Based on the lack of detail, government lawyers asked a judge to toss the suit earlier this month.

The judge did not throw the suit out, but he did order Mr. Hamouth to include more information.

"In its original form, the statement of claim, for the most part, fails to state the material facts," B.C. Supreme Court Justice Thomas Melnick said.

The phone, the VCR, the TV and the computer are bugged

In what details are available, Mr. Hamouth claims his phone calls are monitored and the electronics in his house are bugged.

Mr. Hamouth says somebody has "compromised" his VCR, TV and computer and they do not work properly. He says he has other electrical problems stemming from "bugging, wiring and other electronic surveillance devices."

Apparently his plumbing has even suffered a diversion "which can not be attributed to any lawful conduct."

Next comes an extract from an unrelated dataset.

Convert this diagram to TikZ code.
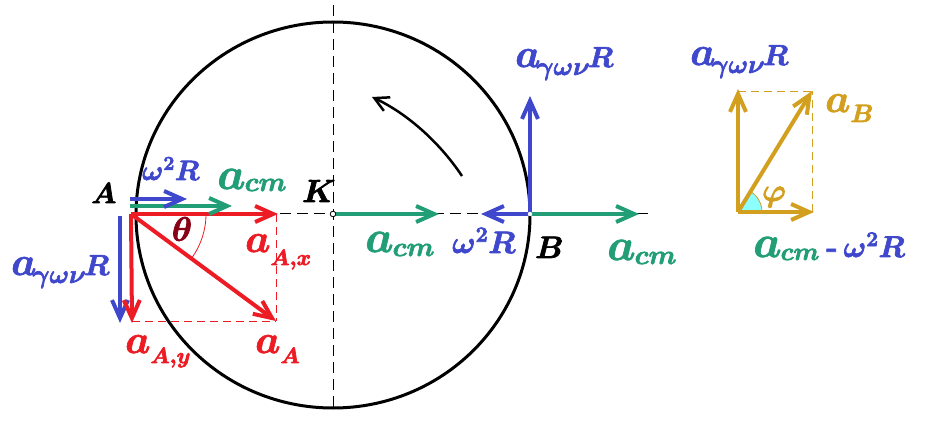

Mr. Hamouth also complains plainclothes police are regularly watching outside his house. When he leaves he says they follow him and photograph anybody he meets.

A threat to national security?

Mr. Hamouth says CSIS and the police have never told him what they are investigating. He claims the police and CSIS sent him letters in late 2004 telling him he was under investigation, but nobody said why.

"At no time has there existed reasonable grounds on which [Mr. Hamouth] could be suspected of constituting a threat to national security," Mr. Hamouth's lawyer says in court filings.

Mr. Hamouth also says his bank, CIBC, stopped doing business with him after government agents had a talk with his banker.

The judge gave Mr. Hamouth until Jan. 26 to refile his lawsuit.

Mr. Hamouth sued Smart Video

Mr. Hamouth is a veteran of many civil suits. Last June he sued Smart Video, an OTC Bulletin Board listing, for libel. He said the company damaged his reputation when it told his broker he was illegally trading the stock.

He lost that suit.

In another suit Mr. Hamouth claimed New York stock promoter Lev Zaidenberg ripped him off in the collapse of OTC-BB listing Constellation 3D Inc.